On Maurcie Sendak, Adam Yauch, and the Death of Jewish Brooklyn Bohemia
05/08/2012 - 12:25
Anonymous

If the death this weekend of Adam Yauch, 47—the Beastie Boys founder, nicknamed MCA—was not enough, today came another blow: the death of Maurice Sendak, at 83.  Both were Jewish artists, pioneers in their respective genres, and both were Brooklyn-born.  That they were born some 35 years apart, and came from worlds quite different—Sendak, the child of European immigrants, lost many close relatives in the Holocaust; Yauch was the child of postwar, happy, assimilationist Jews—might seem like they have nothing in common.  But in fact the opposite seems truer.

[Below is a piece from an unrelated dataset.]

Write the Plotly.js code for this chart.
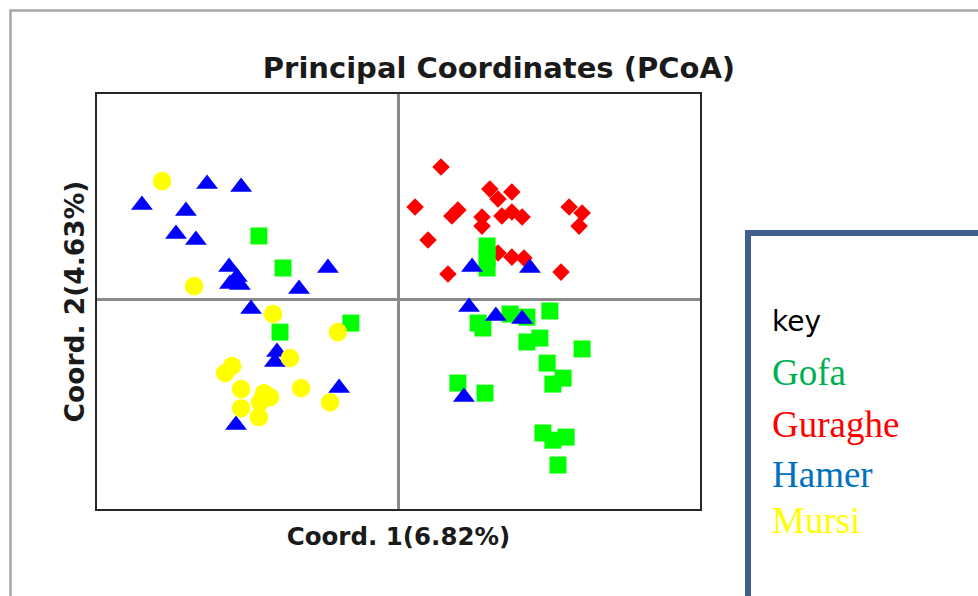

Both Yauch and Sendak were early non-conformist, unsettling whatever expectations there were in their respective genres.  In childrens’ books, Sendak was one of the first to inject a melancholy, contumacious spirit into a genre that was littered with sunny, happy, proto-Prozacian uplift.  As Sendak—author of perhaps the most successful children’s books of all time, “Where the Wild Things Are” (1963)—made clear in one of his last interviews, conducted last year: “I refuse to lie to children," he told The Guardian, in revealing interview that dealt with everything from his homosexuality and his parents’ loss of their relatives in the Holocuast. "I refuse to cater to the bulls--t of innocence."

On the surface, Yauch reveled in that innocence.  He and his crew were consummate pranksters—or at least fronted as ones—self-consciously joking in their songs that three middle-class Jewish kids from Brooklyn had suddenly become, in the 1980s, stars in a movement—rap—that was born in hard-scrabble black neighborhoods.  That Yauch and the Beastie Boys were never treated entirely as a joke, however—and, over time, became serious artists leaving as indelible a mark on hip-hop as Tupac or Biggie—says something about their talent. 

To be sure, there are important questions to be raised about how race, and the novelty of three white Jewish kids doing black music, made their success possible.  (The story of so much of black music, and it’s early popularity among white—see: jazz, Benny Goodman.) But today, you will not find any serious hip-hop artist, black or increasingly white, who doesn’t give Yauch credit for evolving into a true hip-hop icon.

Which brings us back to those connections between Yauch and Sendak: both artistic icons, in the truest sense, and both ones who were decidedly non-conformist. There is something deeply Jewish, and modern, about that archetype.  And many worlds will miss them, both Jewish and non.